Now, I NEVER had a trainer and I don't think you could even find a trainer who specializes in gaming in my city. Mostly, it's practise practise practise! Also, don't try to go fast until you have the patterns absolutely perfect.

You should make sure your horse can collect and extend, move off your leg at a walk/trot/canter, have good turning aids (body follows his nose/no shoulder popping out/bum swinging out). You should also be able to move his shoulder and his bum seperately, even just from a halt. Should have good canter leads established, and flying changes will help a lot, but most horse once they have the pattern down will put in their own changes.

The biggest thing to master in gaming is your pockets... On all turns the theory is to come into the turn wide and come out tight. This puts you ona direct line for your next obstacle, wether it be the next barrel or the line of poles on the way home. It takes much less time than if you go into your turn tight and your horse balloons out exiting the turn. It slwos them down, throws off your line.

Never let your horse get fizzy on the start line, thats a big thing! Always work on calm calm calm. I like to do a lot of turns... I will walk into my turn wide, stop about halfway around, leg yeild him away from the barrel/pole a few steps, then come in tight and continue the track out of the turn. This excercize helps a lot with horse who tend to drop their shoulder in on the barrel/pole. Once they get it down pat I will do it at a trot.

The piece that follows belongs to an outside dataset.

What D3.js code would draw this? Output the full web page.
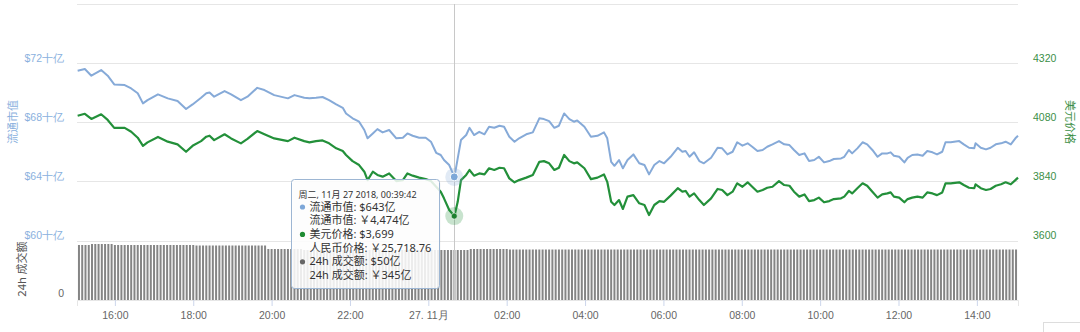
<!DOCTYPE html>
<html><head><meta charset="utf-8">
<script src="https://cdn.jsdelivr.net/npm/d3@7"></script>
<style>
body{margin:0;background:#fff}
svg{display:block;font-family:"Noto Sans","Noto Sans CJK SC",sans-serif}
</style>
</head><body>
<svg id="c" width="1080" height="332"></svg>
<script>
// ---- data ----
const times = [
"26 15:03","26 15:14","26 15:24","26 15:39","26 15:49","26 15:59","26 16:15","26 16:25","26 16:35","26 16:43",
"26 16:50","26 17:06","26 17:21","26 17:36","26 17:49","26 17:59","26 18:12","26 18:20","26 18:25","26 18:32",
"26 18:48","26 18:58","26 19:13","26 19:23","26 19:38","26 19:49","26 20:04","26 20:25","26 20:35","26 20:50",
"26 20:58","26 21:08","26 21:18","26 21:28","26 21:39","26 21:49","26 21:54","26 22:04","26 22:14","26 22:22",
"26 22:27","26 22:35","26 22:42","26 22:50","26 23:00","26 23:11","26 23:21","26 23:28","26 23:36","26 23:46",
"26 23:56","27 00:04","27 00:12","27 00:19","27 00:24","27 00:32","27 00:40","27 00:45","27 00:50","27 00:58",
"27 01:03","27 01:10","27 01:18","27 01:26","27 01:33","27 01:41","27 01:49","27 01:56","27 02:04","27 02:12",
"27 02:19","27 02:30","27 02:40","27 02:50","27 02:57","27 03:05","27 03:13","27 03:20","27 03:28","27 03:36",
"27 03:43","27 03:48","27 03:59","27 04:09","27 04:19","27 04:29","27 04:34","27 04:40","27 04:45","27 04:52",
"27 04:58","27 05:05","27 05:14","27 05:23","27 05:31","27 05:38","27 05:46","27 05:54","27 06:01","27 06:11",
"27 06:22","27 06:29","27 06:34","27 06:40","27 06:47","27 06:55","27 07:02","27 07:13","27 07:23","27 07:30",
"27 07:38","27 07:46","27 07:53","27 08:01","27 08:09","27 08:16","27 08:24","27 08:32","27 08:39","27 08:47",
"27 08:57","27 09:05","27 09:13","27 09:20","27 09:28","27 09:36","27 09:43","27 09:51","27 09:58","27 10:06",
"27 10:14","27 10:21","27 10:32","27 10:37","27 10:44","27 10:49","27 10:57","27 11:05","27 11:12","27 11:20",
"27 11:28","27 11:35","27 11:43","27 11:48","27 11:53","27 12:01","27 12:09","27 12:14","27 12:21","27 12:29",
"27 12:37","27 12:44","27 12:52","27 12:59","27 13:07","27 13:12","27 13:20","27 13:33","27 13:40","27 13:48",
"27 13:56","27 13:58","27 14:06","27 14:14","27 14:21","27 14:29","27 14:37","27 14:44","27 14:52","27 14:59",
"27 15:03"];

// USD price
const priceUSD = [
4106,4114,4093,4112,4089,4057,4057,4041,4017,3984,
3998,4020,4001,3990,3960,3984,4003,4021,4025,4007,
4031,4014,3994,4012,4044,4031,4014,4003,4017,4003,
3998,4003,4006,3994,3974,3963,3947,3922,3906,3879,
3845,3879,3866,3859,3872,3841,3845,3872,3863,3855,
3849,3841,3818,3798,3771,3724,3699,3757,3845,3866,
3886,3863,3872,3868,3893,3886,3895,3893,3852,3836,
3845,3855,3866,3919,3922,3913,3886,3895,3947,3922,
3913,3917,3893,3849,3855,3868,3838,3757,3744,3764,
3728,3778,3784,3751,3744,3703,3744,3760,3757,3782,
3812,3798,3801,3778,3791,3764,3744,3771,3809,3805,
3784,3798,3832,3818,3836,3818,3798,3805,3814,3818,
3841,3825,3822,3798,3778,3787,3760,3764,3774,3755,
3760,3768,3771,3778,3801,3791,3812,3832,3822,3798,
3774,3787,3791,3795,3778,3774,3755,3768,3774,3778,
3774,3795,3791,3784,3795,3832,3832,3836,3825,3814,
3812,3828,3812,3805,3809,3822,3828,3836,3828,3845,
3855];

// circulating market cap, in 十亿 USD
const marketCap = [
71.47,71.59,71.14,71.52,71.14,70.55,70.51,70.28,69.95,69.27,
69.49,69.88,69.61,69.43,68.89,69.20,69.65,69.95,70.01,69.72,
70.10,69.88,69.49,69.72,70.32,70.17,69.83,69.61,69.83,69.65,
69.61,69.65,69.70,69.49,69.20,68.97,68.59,68.26,68.03,67.47,
66.91,67.24,67.53,67.31,67.47,66.91,66.95,67.24,67.08,66.95,
66.95,66.68,65.93,65.78,65.44,65.10,64.30,65.55,66.79,67.13,
67.62,67.13,67.35,67.18,67.69,67.62,67.76,67.69,67.01,66.68,
66.91,67.18,67.31,68.26,68.21,68.07,67.62,67.76,68.59,68.21,
68.03,68.12,67.69,67.01,67.08,67.31,66.91,65.32,65.05,65.44,
64.88,65.44,65.82,65.22,65.10,64.47,65.10,65.37,65.22,65.66,
66.27,66.00,66.05,65.66,65.96,65.37,65.22,65.59,66.27,66.23,
65.82,66.00,66.64,66.41,66.57,66.34,66.05,66.12,66.34,66.50,
66.72,66.50,66.45,66.12,65.78,65.89,65.37,65.44,65.66,65.28,
65.37,65.51,65.55,65.66,66.12,65.89,66.23,66.64,66.50,66.12,
65.66,65.89,65.89,65.96,65.73,65.66,65.28,65.59,65.78,65.82,
65.73,66.05,65.96,65.82,66.00,66.64,66.64,66.72,66.50,66.27,
66.23,66.57,66.27,66.16,66.27,66.50,66.57,66.68,66.50,66.91,
67.08];

// 24h volume, 亿 USD, one bar every 5 minutes from 26 15:05 to 27 15:00
const volume = [
55,55,55,55,56,56,56,56,56,56,56,55,
55,55,55,55,55,55,55,55,55,55,55,55,
55,55,55,55,55,55,55,55,55,55,55,55,
54.5,54.5,54.5,54.5,54.5,54.5,54.5,54.5,54.5,54.5,54.5,54.5,
54.5,54.5,54.5,54.5,54.5,54.5,54.5,54.5,54.5,54.5,51,51,
51,51,51,51,51,51,51,51,51,50,50,50,
50,50,50,50,50,50,50,50,50,50,50,50,
50,50,50,50,50,50,50,50,50,50,50,50,
50,50,50,50,50,50,50,50,50,50,50,50,
50,50,50,50,50,50,50,50,50,50,50,50,
51,51,51,51,51,51,51,51,51,51,51,51,
50.5,50.5,50.5,50.5,50.5,50.5,50.5,50.5,50.5,50.5,50.5,50.5,
50.5,50.5,50.5,50.5,50.5,50.5,50.5,50.5,50.5,50.5,50.5,50.5,
50.5,50.5,50.5,50.5,50.5,50.5,50.5,50.5,50.5,50.5,50.5,50.5,
50.5,50.5,50.5,50.5,50.5,50.5,50.5,50.5,50.5,50.5,50.5,50.5,
50.5,50.5,50.5,50.5,50.5,50.5,50.5,50.5,50.5,50.5,50.5,50.5,
50.5,50.5,50.5,50.5,50.5,50.5,50.5,50.5,50.5,50.5,50.5,50.5,
50.5,50.5,50.5,50.5,50.5,50.5,50.5,50.5,50.5,50.5,50.5,50.5,
50.5,50.5,50.5,50.5,50.5,50.5,50.5,50.5,50.5,50.5,50.5,50.5,
50.5,50.5,50.5,50.5,50.5,50.5,50.5,50.5,50.5,50.5,50.5,50.5,
50.5,50.5,50.5,50.5,50.5,50.5,50.5,50.5,50.5,50.5,50.5,50.5,
50.5,50.5,50.5,50.5,50.5,50.5,50.5,50.5,50.5,50.5,50.5,50.5,
50.5,50.5,50.5,50.5,50.5,50.5,50.5,50.5,50.5,50.5,50.5,50.5,
50.5,50.5,50.5,50.5,50.5,50.5,50.5,50.5,50.5,50.5,50.5,50.5];

const capTicks = [60,64,68,72,76];
const capTickLabels = ["$60十亿","$64十亿","$68十亿","$72十亿",""];
const priceTicks = [3600,3840,4080,4320];
const volumeTicks = [0];
const hoverTime = "27 00:39:42";
const tooltipLines = [
  {dot:"#7da7d8", text:"流通市值: $643亿"},
  {dot:null, text:"流通市值: ￥4,474亿"},
  {dot:"#1f8c33", text:"美元价格: $3,699"},
  {dot:null, text:"人民币价格: ￥25,718.76"},
  {dot:"#666", text:"24h 成交额: $50亿"},
  {dot:null, text:"24h 成交额: ￥345亿"}
];
const tooltipHeader = "周二, 11月 27 2018, 00:39:42";

// ---- drawing ----
const parse = d3.timeParse("%Y-%m-%d %H:%M");
const parseS = d3.timeParse("%Y-%m-%d %H:%M:%S");
const T = times.map(s => parse("2018-11-" + s));
const svg = d3.select("#c");
const blue = "#86aad8", green = "#23903a";

const x = d3.scaleTime()
  .domain([parse("2018-11-26 15:02"), parse("2018-11-27 15:03")])
  .range([77, 1018]);
const yCap = d3.scaleLinear().domain([60, 72]).range([240.5, 63]);
const yPrice = d3.scaleLinear().domain([3600, 4320]).range([240.5, 63]);
const yVol = d3.scaleLinear().domain([0, 60]).range([300, 240]);

// grid
svg.append("g").selectAll("line").data(capTicks).join("line")
  .attr("x1", 77).attr("x2", 1018)
  .attr("y1", d => Math.round(yCap(d)) + 0.5).attr("y2", d => Math.round(yCap(d)) + 0.5)
  .attr("stroke", "#e6e6e6");

// volume bars
const vStart = parse("2018-11-26 15:05");
const vTimes = volume.map((v, i) => d3.timeMinute.offset(vStart, 5 * i));
svg.append("g").selectAll("rect").data(volume).join("rect")
  .attr("x", (d, i) => x(vTimes[i]) - 1)
  .attr("width", 2)
  .attr("y", d => yVol(d))
  .attr("height", d => yVol(0) - yVol(d))
  .attr("fill", "#858585");

// x axis
const xTicks = d3.timeHour.every(2).range(parse("2018-11-26 16:00"), parse("2018-11-27 15:00"));
const xAxis = svg.append("g").attr("transform", "translate(0,300)")
  .call(d3.axisBottom(x).tickValues(xTicks).tickSize(6).tickPadding(6)
    .tickFormat(d => d.getHours() === 0 ? "27. 11月" : d3.timeFormat("%H:%M")(d)));
xAxis.select(".domain").attr("stroke", "#e6e6e6");
xAxis.selectAll(".tick line").attr("stroke", "#ccd6eb");
xAxis.selectAll("text").attr("fill", "#666").attr("font-size", 10.5);

// left axis labels
const lAxis = svg.append("g").attr("transform", "translate(64,0)")
  .call(d3.axisLeft(yCap).tickValues(capTicks.slice(0, 4)).tickSize(0).tickPadding(0)
    .tickFormat((d, i) => capTickLabels[i]));
lAxis.select(".domain").remove();
lAxis.selectAll("text").attr("fill", "#8ab1de").attr("font-size", 10.5).attr("dy", "-0.15em");

// right axis labels
const rAxis = svg.append("g").attr("transform", "translate(1033,0)")
  .call(d3.axisRight(yPrice).tickValues(priceTicks).tickSize(0).tickPadding(0).tickFormat(d3.format("d")));
rAxis.select(".domain").remove();
rAxis.selectAll("text").attr("fill", "#3b8f47").attr("font-size", 10.5).attr("dy", "-0.15em");

// volume axis
const vAxis = svg.append("g").attr("transform", "translate(64,0)")
  .call(d3.axisLeft(yVol).tickValues(volumeTicks).tickSize(0).tickPadding(0));
vAxis.select(".domain").remove();
vAxis.selectAll("text").attr("fill", "#666").attr("font-size", 10.5).attr("dy", "-0.3em");

// axis titles
svg.append("text").attr("transform", "translate(17,122) rotate(-90)").attr("text-anchor", "middle")
  .attr("fill", "#8ab1de").attr("font-size", 11).text("流通市值");
svg.append("text").attr("transform", "translate(26,269) rotate(-90)").attr("text-anchor", "middle")
  .attr("fill", "#555").attr("font-size", 11).text("24h 成交额");
svg.append("text").attr("transform", "translate(1066,122) rotate(90)").attr("text-anchor", "middle")
  .attr("fill", "#3b8f47").attr("font-size", 11).text("美元价格");

// lines
svg.append("path").datum(marketCap)
  .attr("d", d3.line().x((d, i) => x(T[i])).y(d => yCap(d)))
  .attr("fill", "none").attr("stroke", blue).attr("stroke-width", 2).attr("stroke-linejoin", "round");
svg.append("path").datum(priceUSD)
  .attr("d", d3.line().x((d, i) => x(T[i])).y(d => yPrice(d)))
  .attr("fill", "none").attr("stroke", green).attr("stroke-width", 2.2).attr("stroke-linejoin", "round");

// hover state
const ht = parseS("2018-11-" + hoverTime);
const hx = x(ht);
const hi = times.indexOf("27 00:40");
svg.append("line").attr("x1", Math.round(hx) + 0.5).attr("x2", Math.round(hx) + 0.5)
  .attr("y1", 4).attr("y2", 300).attr("stroke", "#c8c8c8");
svg.append("circle").attr("cx", hx).attr("cy", yCap(marketCap[hi])).attr("r", 9)
  .attr("fill", blue).attr("opacity", 0.25);
svg.append("circle").attr("cx", hx).attr("cy", yCap(marketCap[hi])).attr("r", 4)
  .attr("fill", "#7da7d8").attr("stroke", "#fff").attr("stroke-width", 1);
svg.append("circle").attr("cx", hx).attr("cy", yPrice(priceUSD[hi])).attr("r", 9)
  .attr("fill", green).attr("opacity", 0.25);
svg.append("circle").attr("cx", hx).attr("cy", yPrice(priceUSD[hi])).attr("r", 3)
  .attr("fill", "#1c7f2e").attr("stroke", "#fff").attr("stroke-width", 0.5);

// tooltip
const tt = svg.append("g").attr("transform", "translate(291.5,179.5)");
tt.append("rect").attr("x", 1).attr("y", 1.5).attr("width", 148).attr("height", 109).attr("rx", 3)
  .attr("fill", "#000").attr("opacity", 0.05);
tt.append("rect").attr("width", 148).attr("height", 109).attr("rx", 3)
  .attr("fill", "rgba(255,255,255,0.85)").attr("stroke", "#9db6d3");
tt.append("text").attr("x", 7).attr("y", 18).attr("font-size", 9).attr("fill", "#333").text(tooltipHeader);
tooltipLines.forEach((l, i) => {
  const yy = 31 + i * 13.7;
  if (l.dot) tt.append("circle").attr("cx", 11).attr("cy", yy - 3.5).attr("r", 2.6).attr("fill", l.dot);
  tt.append("text").attr("x", 18).attr("y", yy).attr("font-size", 11).attr("fill", "#333").text(l.text);
});

// partial box at bottom right
svg.append("rect").attr("x", 1043.5).attr("y", 322.5).attr("width", 50).attr("height", 20)
  .attr("fill", "#fff").attr("stroke", "#ddd");
</script>
</body></html>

Also, don't limit yourself! There are tons of different games out there that will sharpen your horse turning, get him listening to you, and prevenmt him from getting stuck in one pattern or bored. Look up games such as clover leaf or running tee for good poles practise, You can use straight barrels or the stockhorse race for barrels practise. There are also many unrelated games that nonetheless are great for turning, sharpening of aids and boredom. Soem great ones are bonfields bounce (poles and jumping), Scudahoe (poles, barrels and jumping), Flagging, and many more. Flagging is a huge one here in Aus, almost bigger than barrels.

Let me know if you want any more info on anything i've said!

Most of all, just have fun! Don't get mad at your horse if ti takes him a while. It took me about 3 years on my arab, and now he has been our zone champion gamer 5 years in a row. You'll get there!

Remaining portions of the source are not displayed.